Eventually, the Eagles found their rhythm.

What was a closely-contested game over the opening 24 minutes became a George Washington rout, as the Eagles dominated Liberty in the fourth quarter of a 62-40 win.

Early on, it looked like Liberty would be the one with a double-digit victory, as the Hurricanes scored the first 10 points of the game and led 14-4 after one quarter of play. A Washington offense that held the ball for more than 90 seconds on its first possession looked unsure of when to attack the Liberty defense, and that pace played perfectly into the hands of the Lehigh Valley squad.
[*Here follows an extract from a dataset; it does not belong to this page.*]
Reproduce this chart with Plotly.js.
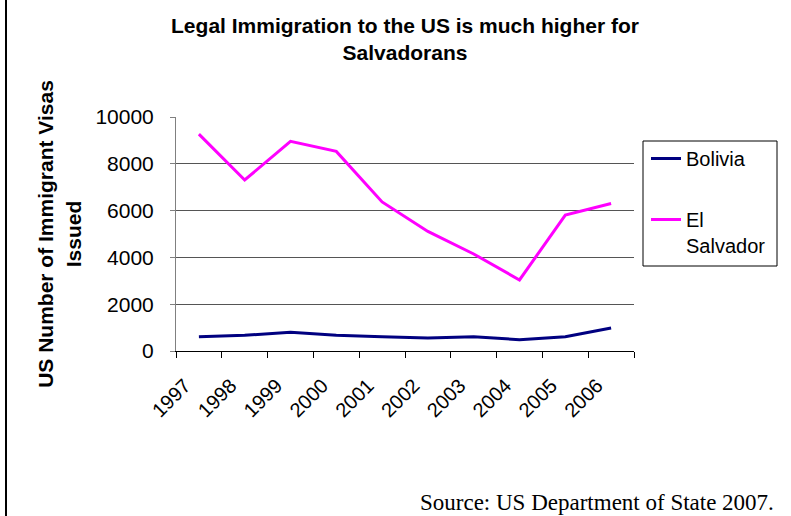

“Last night after playing Parkland and not being smart and getting good possessions, I think they were being too passive, being too unselfish,” Washington head coach Kyle Sample said. “Sometimes they just get stagnant and they don’t understand that sometimes aggression is good, just make the right decision when you’re aggressive.”

The Eagles woke up in the second quarter and rallied back to tie it at 24 head into the locker rooms, and a 10-0 run in the third helped them to go into the fourth up 36-33.

George Washington’s pressure and athleticism finally overwhelmed Liberty in the final eight minutes; a Saleem Brown 3-point play with 4:49 remaining made it a 50-37 lead, and that was only the midway point of a 22-2 run that slammed the door shut over the final 6:30.

“We’re a really good team when we play together,” Sample said. “Slow starts and not being prepared to play all the time, that just comes with maturity.”

Brown, a sophomore wing, finished with 11 points a day after going for 19 in a loss to Parkland, while junior guard Shaheed Fagan-Haynes registered 13 points and six steals.

The Eagles did a good job of limiting a tall ‘Canes frontcourt that featured 6-8 senior Andrew Hudak and 6-7 junior Cameron Hoffman; Hoffman scored a team-high 13 for the ‘Canes but Hudak was barely a factor with just four.

Senior wing Quadere Allen and junior forwards Elijah Kiah-El and Alex Smith all came up with big rebounds and buckets down the stretch for Washington.

“I think our frontcourt is a lot bigger and a lot better than how it seems,” Sample said. “I think this year, every game our bigs are going to get better.”